With the European seasons closing in on their final matchdays, here's a primer on the ideas behind relegation and why it's such a topic among American soccer fans.
Simply put, promotion and relegation allows for teams to move up and down between professional divisions. No team is guaranteed a place in the top league season-to-season. They have to finish out of the relegation slots to maintain their status.
Though the number of teams in the biggest European leagues differs, the relegation slots are almost always three up and three down. That means at the end of every English Premier League season, three teams are relegated to the Championship and replaced by the two teams that finished top of the Championship and a third playoff winner among the team finishing third through sixth. In the Bundesliga, the third from bottom team plays off against the third-place team from the second division. In Italy, the third place Serie B team needs to finish ten points ahead of the fourth-place team to avoid a playoff.
For all of these variants, the result is still the same: clubs moving between divisions. So why doesn't this happen in North American sports?
The lack of relegation goes back to the way American pro sports leagues were founded. Baseball was the earliest professional league. They set the standard of what a ‘major league” market looked like, and the other leagues followed that model.
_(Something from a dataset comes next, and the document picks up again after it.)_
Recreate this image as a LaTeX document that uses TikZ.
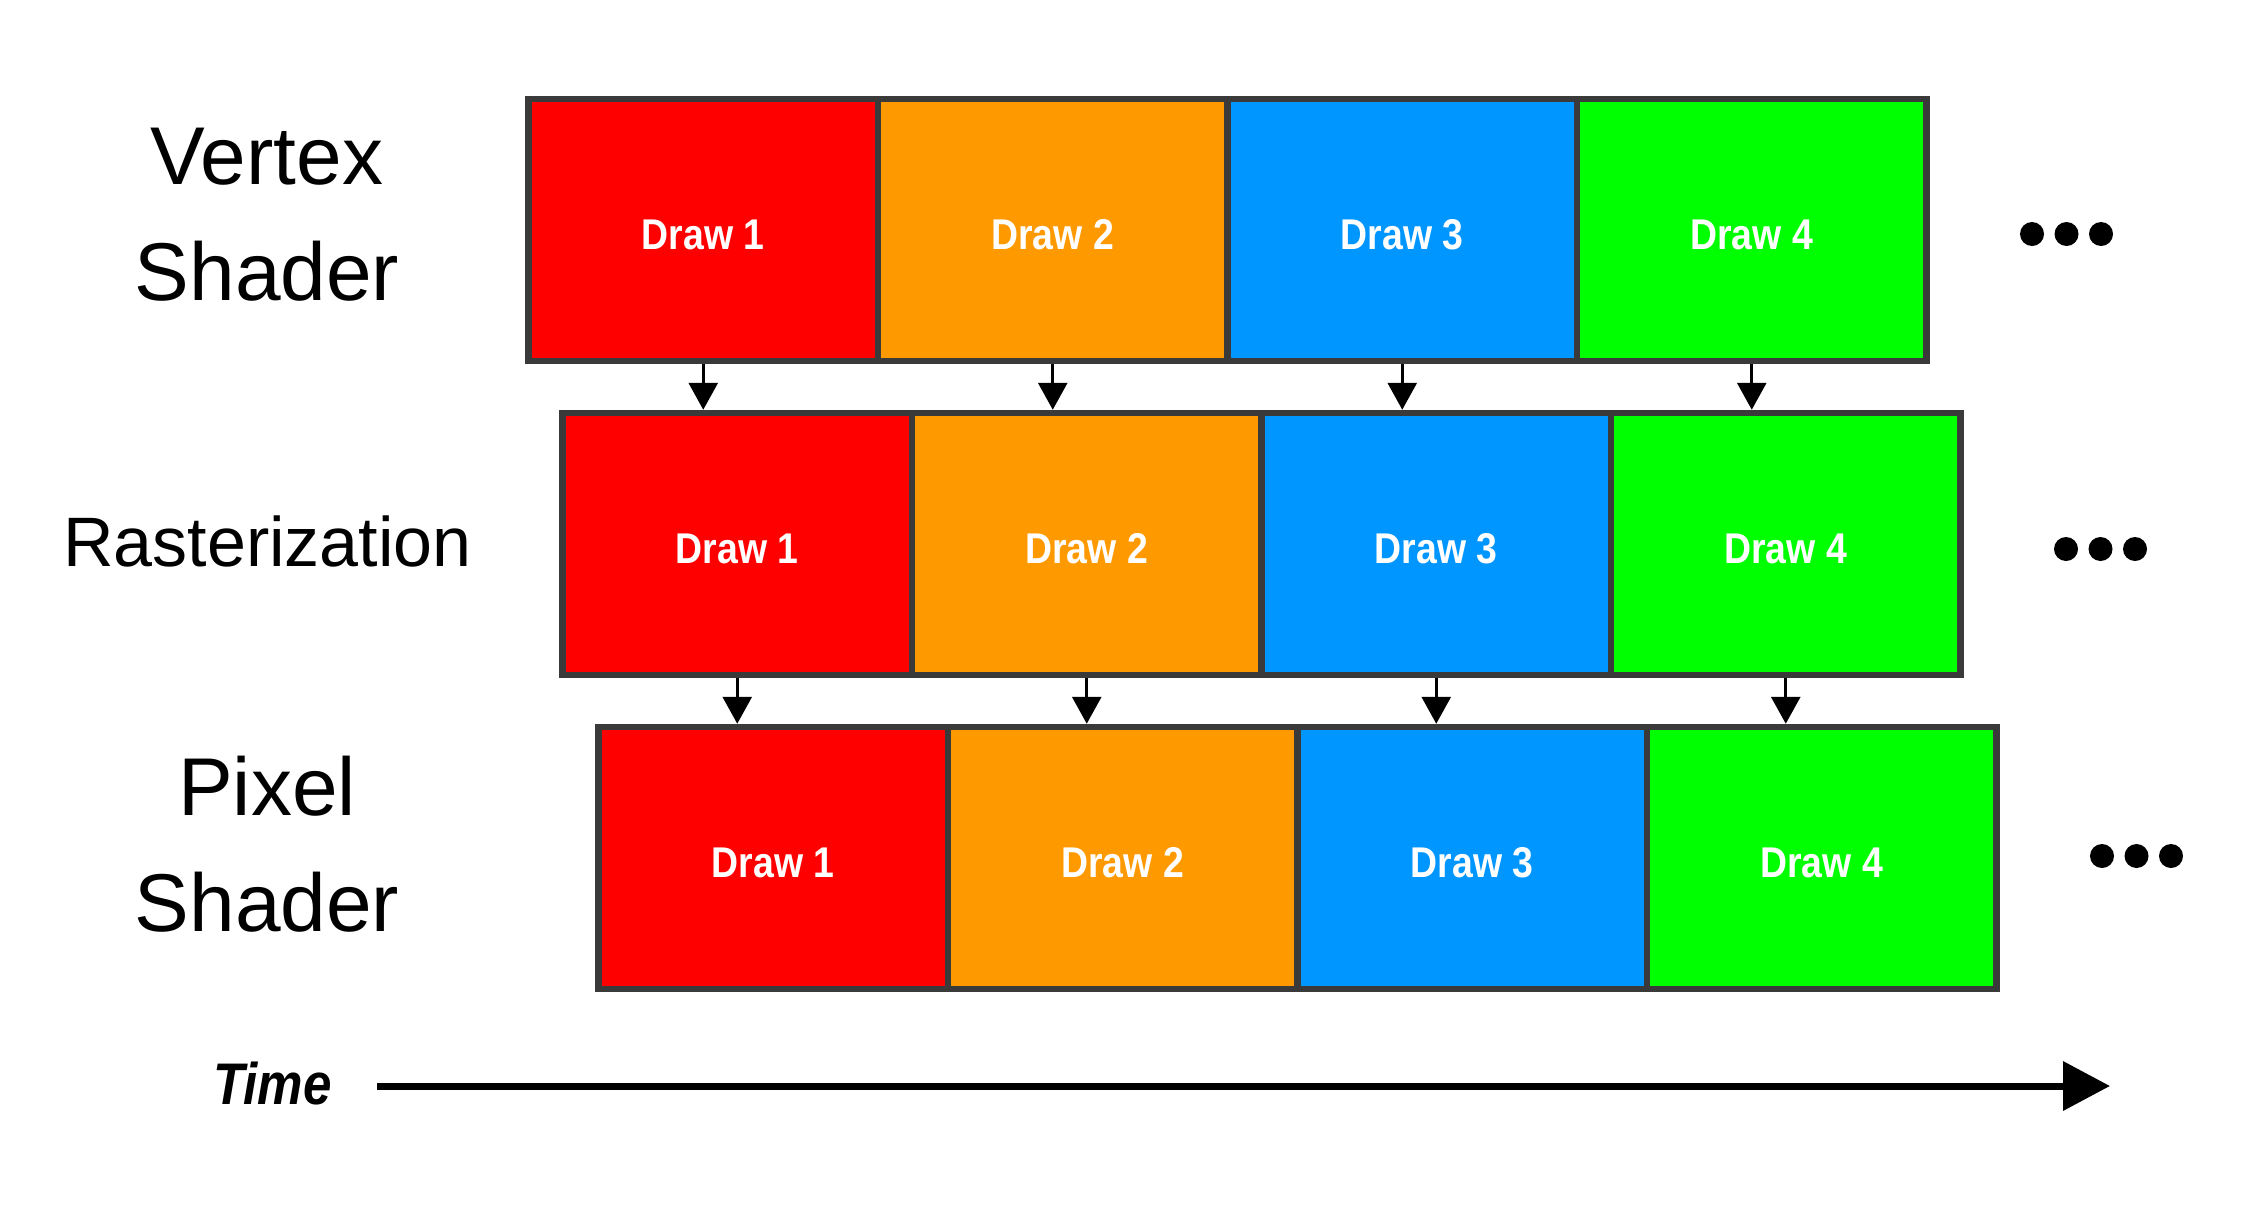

It’s worth remembering that baseball absorbed an entire rival league when they added the American League and stopped another rival in the mid-1960’s through expansion.
With American sports, it’s always been more of a question of major markets instead of competition. When the National Hockey League refused to expand during the Original Six era, the top minor league club, the Cleveland Barons, challenged them for the Stanley Cup. Pro hockey’s origins go back to challenge series, but the NHL refused to allow a “major league team” to play a “minor league team.” Most soccer leagues around the world don’t make that distinction.
Of all the major sports, the National Football League was the one with the small town background. But with the exception of Green Bay, they moved the original small town teams to the major cities and adopted something similar to baseball’s criteria for new members.
The NFL absorbed the AFL in the 1960’s, the NHL and the NBA both added teams from rival leagues in the 1970’s, and the NFL simply waited out the WHL and the USFL. The NASL fought the MISL in the early 1980’s, before the MISL absorbed four NASL teams.
Baseball has considered promotion and relegation between two divisions, basically dividing the current league in half. Whether this was serious or just a product of that league’s financial difficulties isn’t really clear, but it did get the expected media attention.
As to why soccer didn’t simply set aside the history of the other pro sports and adopt promotion and relegation, economically they were in no position to do that. The smallest of the pro sports has a hard enough time selling ad space and negotiating TV deals without adding a system that could see the biggest clubs dropped to what most Americans would consider the minor leagues.
Major League Soccer was built around economics with major markets, following the example of the established sports. In theory, the United Soccer Leagues has allowed for promotion and relegation in the US lower divisions, but with an added economic and facility requirement.